Return each line of the data below exactly, omitting any pictures.
# Start of RECORDS FOR PROCESSING
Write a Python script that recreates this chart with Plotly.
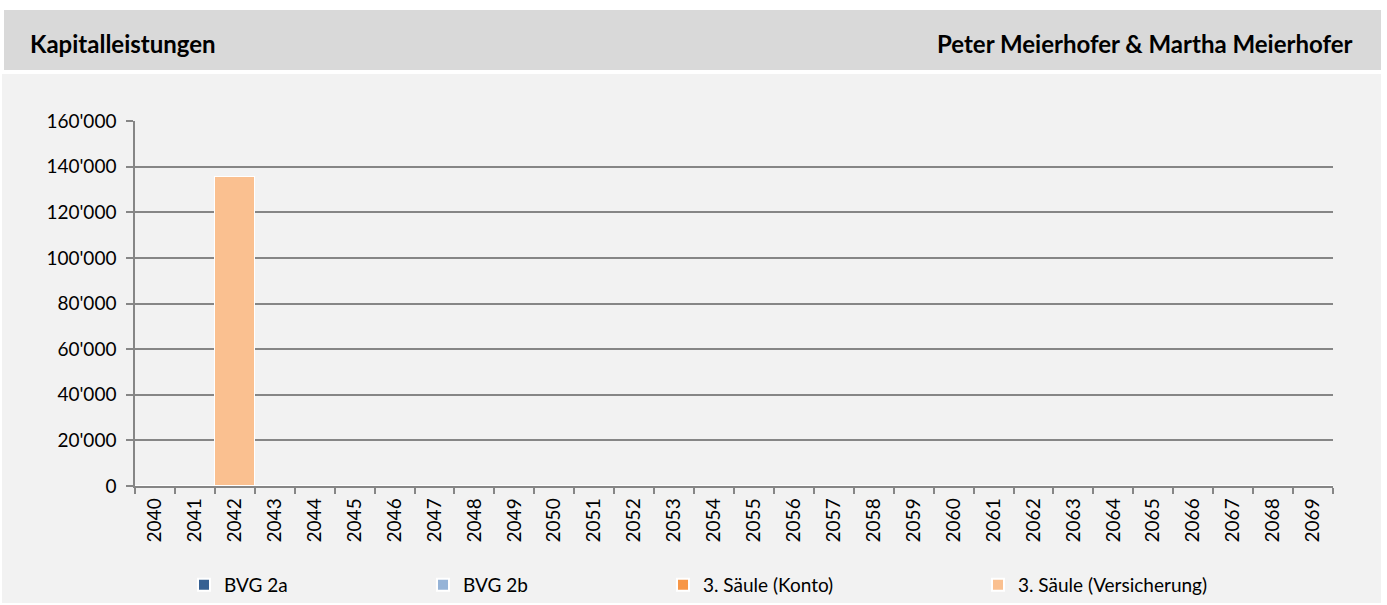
import plotly.graph_objects as go

years = [str(y) for y in range(2040, 2070)]
series_names = ["BVG 2a", "BVG 2b", "3. Säule (Konto)", "3. Säule (Versicherung)"]
bvg2a = [0] * 30
bvg2b = [0] * 30
saeule_konto = [0] * 30
saeule_vers = [0, 0, 135500] + [0] * 27
colors = ["#366092", "#95b3d7", "#f79646", "#fac090"]
y_tickvals = [0, 20000, 40000, 60000, 80000, 100000, 120000, 140000, 160000]
y_ticktext = ["0", "20'000", "40'000", "60'000", "80'000", "100'000", "120'000", "140'000", "160'000"]
title_left = "Kapitalleistungen"
title_right = "Peter Meierhofer & Martha Meierhofer"

W, H = 1387, 605
L, R, T, B = 135, 1333, 121, 486

def px(x):
    return (x - L) / (R - L)

def py(y):
    return (B - y) / (B - T)

# legend anchor positions (pixels) for each series
legend_px = [184, 423, 663, 978]
legend_ids = ["legend", "legend2", "legend3", "legend4"]

fig = go.Figure()
for name, vals, col, lid in zip(series_names, [bvg2a, bvg2b, saeule_konto, saeule_vers], colors, legend_ids):
    fig.add_trace(go.Bar(
        x=years, y=vals, name=name, legend=lid,
        marker=dict(color=col, line=dict(color="white", width=1)),
    ))

font = "Lato, 'Open Sans', sans-serif"
legend_common = dict(
    orientation="h", xanchor="left", y=py(585), yanchor="middle",
    bgcolor="rgba(0,0,0,0)", font=dict(size=19, family=font, color="#000000"),
    itemsizing="constant",
)
legend_layout = {lid: dict(x=px(xp), **legend_common) for lid, xp in zip(legend_ids, legend_px)}

fig.update_layout(
    width=W, height=H,
    barmode="stack", bargap=0.0,
    margin=dict(l=L, r=W - R, t=T, b=H - B, autoexpand=False),
    paper_bgcolor="white", plot_bgcolor="white",
    font=dict(family=font, size=19, color="#000000"),
    showlegend=True,
    xaxis=dict(
        type="category", tickangle=-90, showgrid=False,
        showline=True, linecolor="#868686", linewidth=1.5,
        ticks="outside", tickson="boundaries", ticklen=6, tickcolor="#868686", tickwidth=1.5,
        tickfont=dict(size=19), ticklabelstandoff=3,
    ),
    yaxis=dict(
        range=[0, 160000], tickvals=y_tickvals, ticktext=y_ticktext,
        showgrid=True, gridcolor="#868686", gridwidth=1.5,
        showline=True, linecolor="#868686", linewidth=1.5,
        ticks="outside", ticklen=7, tickcolor="#868686", tickwidth=1.5,
        tickfont=dict(size=19), zeroline=False, ticklabelstandoff=6,
    ),
    shapes=[
        dict(type="rect", xref="paper", yref="paper", layer="below",
             x0=px(4), x1=px(1381), y0=py(70), y1=py(10),
             fillcolor="#d9d9d9", line=dict(width=0)),
        dict(type="rect", xref="paper", yref="paper", layer="below",
             x0=px(2), x1=px(1381), y0=py(603), y1=py(74),
             fillcolor="#f2f2f2", line=dict(width=0)),
    ],
    annotations=[
        dict(text="<b>%s</b>" % title_left, xref="paper", yref="paper",
             x=px(28), y=py(43), xanchor="left", yanchor="middle",
             showarrow=False, font=dict(size=24, family=font, color="#000000")),
        dict(text="<b>%s</b>" % title_right, xref="paper", yref="paper",
             x=px(1355), y=py(43), xanchor="right", yanchor="middle",
             showarrow=False, font=dict(size=24, family=font, color="#000000")),
    ],
    **legend_layout,
)

fig.write_html("out.html", config={"displayModeBar": False},
               post_script="document.body.style.margin='0';")
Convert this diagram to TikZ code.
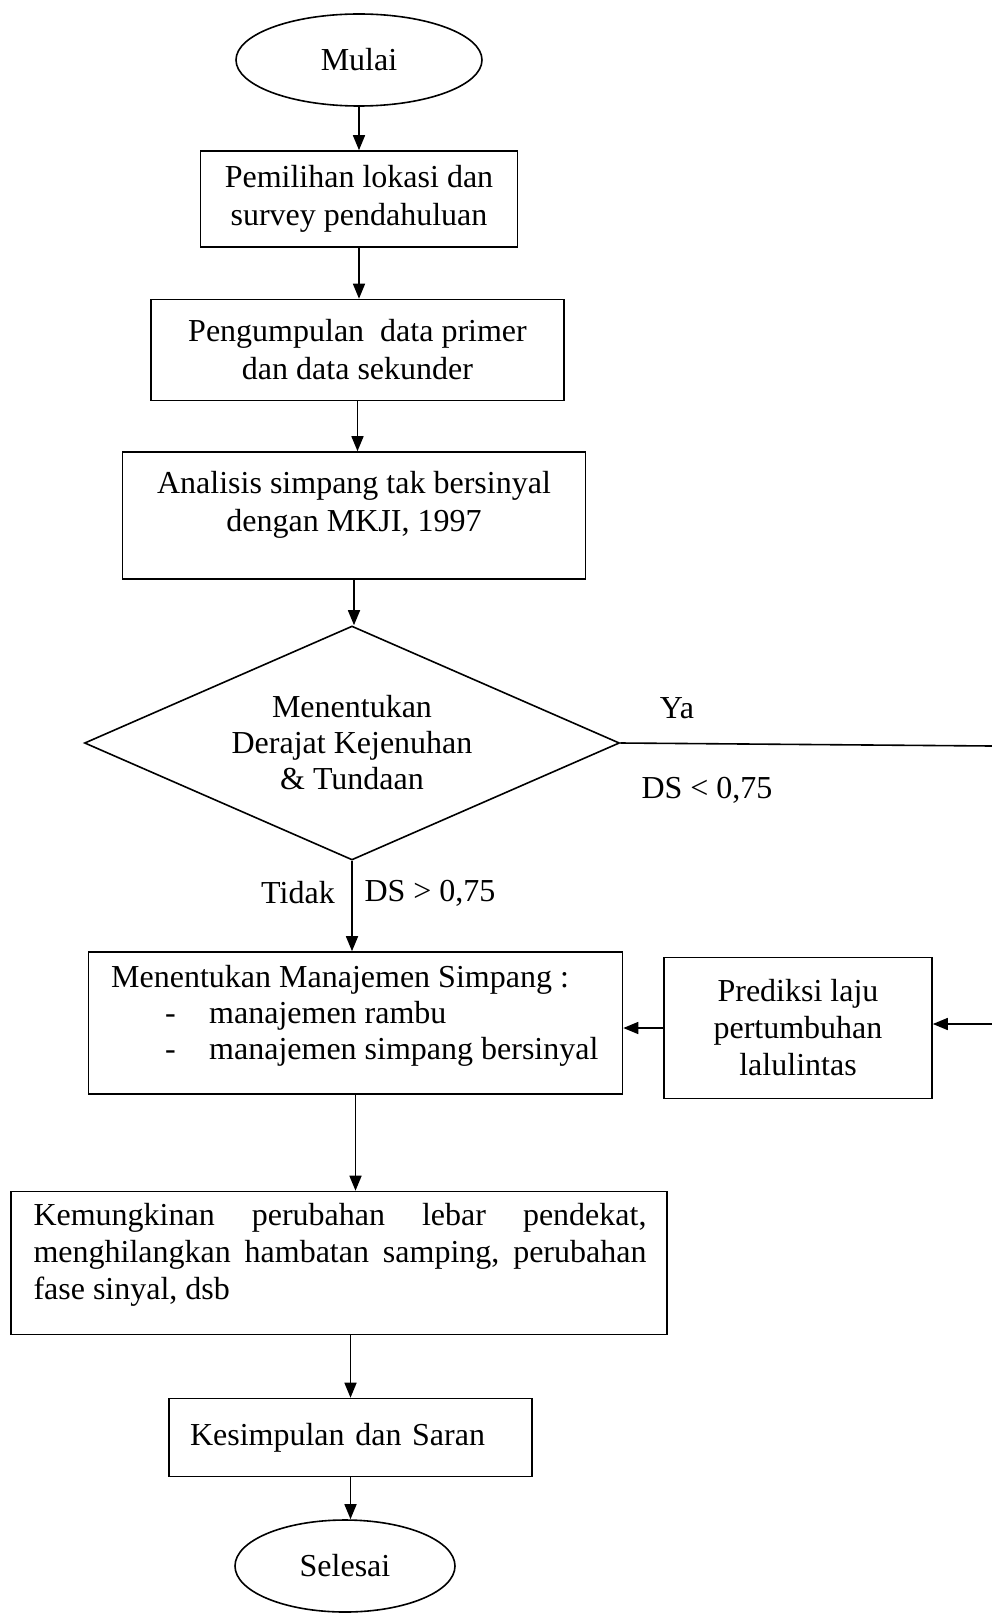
# End of RECORDS FOR PROCESSING
* RESULT OF THIS EXERCISE:
Write a Python script that recreates this chart with Plotly.
import plotly.graph_objects as go

years = [str(y) for y in range(2040, 2070)]
series_names = ["BVG 2a", "BVG 2b", "3. Säule (Konto)", "3. Säule (Versicherung)"]
bvg2a = [0] * 30
bvg2b = [0] * 30
saeule_konto = [0] * 30
saeule_vers = [0, 0, 135500] + [0] * 27
colors = ["#366092", "#95b3d7", "#f79646", "#fac090"]
y_tickvals = [0, 20000, 40000, 60000, 80000, 100000, 120000, 140000, 160000]
y_ticktext = ["0", "20'000", "40'000", "60'000", "80'000", "100'000", "120'000", "140'000", "160'000"]
title_left = "Kapitalleistungen"
title_right = "Peter Meierhofer & Martha Meierhofer"

W, H = 1387, 605
L, R, T, B = 135, 1333, 121, 486

def px(x):
    return (x - L) / (R - L)

def py(y):
    return (B - y) / (B - T)

# legend anchor positions (pixels) for each series
legend_px = [184, 423, 663, 978]
legend_ids = ["legend", "legend2", "legend3", "legend4"]

fig = go.Figure()
for name, vals, col, lid in zip(series_names, [bvg2a, bvg2b, saeule_konto, saeule_vers], colors, legend_ids):
    fig.add_trace(go.Bar(
        x=years, y=vals, name=name, legend=lid,
        marker=dict(color=col, line=dict(color="white", width=1)),
    ))

font = "Lato, 'Open Sans', sans-serif"
legend_common = dict(
    orientation="h", xanchor="left", y=py(585), yanchor="middle",
    bgcolor="rgba(0,0,0,0)", font=dict(size=19, family=font, color="#000000"),
    itemsizing="constant",
)
legend_layout = {lid: dict(x=px(xp), **legend_common) for lid, xp in zip(legend_ids, legend_px)}

fig.update_layout(
    width=W, height=H,
    barmode="stack", bargap=0.0,
    margin=dict(l=L, r=W - R, t=T, b=H - B, autoexpand=False),
    paper_bgcolor="white", plot_bgcolor="white",
    font=dict(family=font, size=19, color="#000000"),
    showlegend=True,
    xaxis=dict(
        type="category", tickangle=-90, showgrid=False,
        showline=True, linecolor="#868686", linewidth=1.5,
        ticks="outside", tickson="boundaries", ticklen=6, tickcolor="#868686", tickwidth=1.5,
        tickfont=dict(size=19), ticklabelstandoff=3,
    ),
    yaxis=dict(
        range=[0, 160000], tickvals=y_tickvals, ticktext=y_ticktext,
        showgrid=True, gridcolor="#868686", gridwidth=1.5,
        showline=True, linecolor="#868686", linewidth=1.5,
        ticks="outside", ticklen=7, tickcolor="#868686", tickwidth=1.5,
        tickfont=dict(size=19), zeroline=False, ticklabelstandoff=6,
    ),
    shapes=[
        dict(type="rect", xref="paper", yref="paper", layer="below",
             x0=px(4), x1=px(1381), y0=py(70), y1=py(10),
             fillcolor="#d9d9d9", line=dict(width=0)),
        dict(type="rect", xref="paper", yref="paper", layer="below",
             x0=px(2), x1=px(1381), y0=py(603), y1=py(74),
             fillcolor="#f2f2f2", line=dict(width=0)),
    ],
    annotations=[
        dict(text="<b>%s</b>" % title_left, xref="paper", yref="paper",
             x=px(28), y=py(43), xanchor="left", yanchor="middle",
             showarrow=False, font=dict(size=24, family=font, color="#000000")),
        dict(text="<b>%s</b>" % title_right, xref="paper", yref="paper",
             x=px(1355), y=py(43), xanchor="right", yanchor="middle",
             showarrow=False, font=dict(size=24, family=font, color="#000000")),
    ],
    **legend_layout,
)

fig.write_html("out.html", config={"displayModeBar": False},
               post_script="document.body.style.margin='0';")
Convert this diagram to TikZ code.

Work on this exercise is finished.